Watch Out for the Erupting Volcanic Hill!

In 1980, a news caster in Boston, Massachusetts (you don’t want to know how long it took me to spell this state correctly. It’s embarrassing, really…I almost shortened it to Mass. just out of laziness and unwillingness to use auto-correct), gave a startling news report about the Great Blue Hill in Milton. 600 million years ago to this day (or in the relative ballpark—time’s tricky and mostly relative), Great Blue Hill was an actual volcano that spewed lava and everything. Today, it’s a hill, just like the name suggests. Well, that local news caster decided to claim it was now erupting, showing pictures and footage of lava flowing from an unnamed source. This scared quite a few folks in the area, obviously. It’s just a bit ominous that Mt. Saint Helens ended up popping her top just a month and change after this joke.

Let the Best Prisoner Win

The UK and their sense of humor have always been love or hate with anyone who has not grown up in the UK or watched the BBC on TV for some reason. You either get it, or you don’t. And even if you do, it might not be your cup of Earl Grey. Such is the case with this prank pulled in 2015 by the Manchester Police Department, who made a tweet, stating in so many words, “If you know a prisoner you would like to see out of prison, you can vote for them here! The winner gets a holiday!” The tweet appears to have been removed and all but taken away from the internet, but let’s just say that there were a lot of people calling and complaining about this official announcement, due to some of them having children who had been murdered by these individuals. Yeah, I’ll say this is one of those times I just won’t understand British humor, and it looks like others didn’t take to it either.

You’ll Help Bury My Husband, Right?

In 2013, a Tennessee resident by the name of Susan called her sister up, stating she had killed her husband, was cleaning up the evidence, and needed help burying the body. Her sister, not taking into account the day of the year, only thought back to those times she remembered Susan and her husband having marital spats, so she took it upon herself to call another relative and divulge what was said to her about the murder. That relative decided they couldn’t let the family get away with murder, so they called the cops on Susan. When the sister and cops showed up, Susan’s husband showed himself to them, proving he was very alive and well. Susan wasn’t arrested, but she was put in the back of a police car for a bit, to sit and think about how she could make next year’s prank go a bit more smoothly. I mean, at least she’s also now aware that none of her family would help with burying a body. So, there’s that.

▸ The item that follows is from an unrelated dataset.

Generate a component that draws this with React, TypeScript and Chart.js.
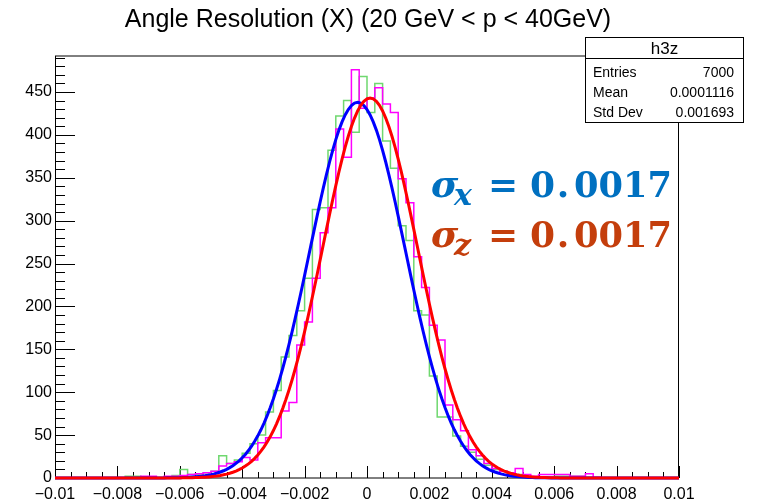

Lesson learned.

Okay, so I think I did save the best for last. It’s also the oldest one on here…

I’m Not a Ghost!

In 1708, the author of Gulliver’s Travels, Jonathan Swift, used a pseudonym, “Isaac Bickerstaff,” to predict that the famous astrologer John Partridge would die on March 29th. On March 30th, there was an anonymous letter confirming Partridge’s apparent “death”. On April 1st, an individual came and knocked on his door to arrange the funeral. Even though Partridge was still very much alive, predicting his own future in space-time as an astrologer, he spent years convincing people that he was not a ghost. Years. He died 7 years later, still not knowing who the heck Isaac Bickerstaff was, the man who probably nearly ruined his social life, and on his deathbed, convincing people that he was not a ghost. I keep thinking of that story about Jesus in a cave, blocked by a boulder, waiting it out a bit, still alive, and then popping back out from behind the boulder, like the Fonz or Kool-Aid Man, alive and well, thumbs up, wearing cool sunglasses or something, telling people he came back from the dead. It’s just like that, yeah.

I mean…what kind of particular dick do you have to be (apparently Jonathan Swift…er, Isaac Bickerstaff), to announce to the public that someone’s dead, never say “PSYCH!” or come out to the person you falsely accused of being dead to at least shake hands and chuckle together or something. It’s like a weird secret he kept to himself forever. Or at least didn’t tell Partridge about.

I want to end this article by saying I don’t think there is such a thing as a bad joke. Jokes are inherently funny to at least one person, the one making the joke. If it makes you laugh and isn’t causing harm to anyone, at least no mental harm that can’t be undone, go ahead and buy that Liberty Bell or claim to purchase all of the cows in Wisconsin to be set free in Idaho. Stating you murdered someone to a family member or friend might be taking things a bit far, and I might tone down the tweets about letting out violent prisoners for a “holiday”, but that’s just my two cents. Two cents that might be worth more someday! Haha….I hope I become a millionaire on April 1st so that I can tell everyone I’m a millionaire but have no one believe me.

Hannah One Cup can be found researching other failed jokes on the internet and wondering about why the Dewey Decimal system is still being used. Her ADHD is kicking in, so she’s going to end the article here. Also, the ice cream man just passed by the house, so she is about to go run out and grab one before he’s gone. Stay aware of your holidays, except Easter, that one is just whenever ham is on sale. And stay sexy!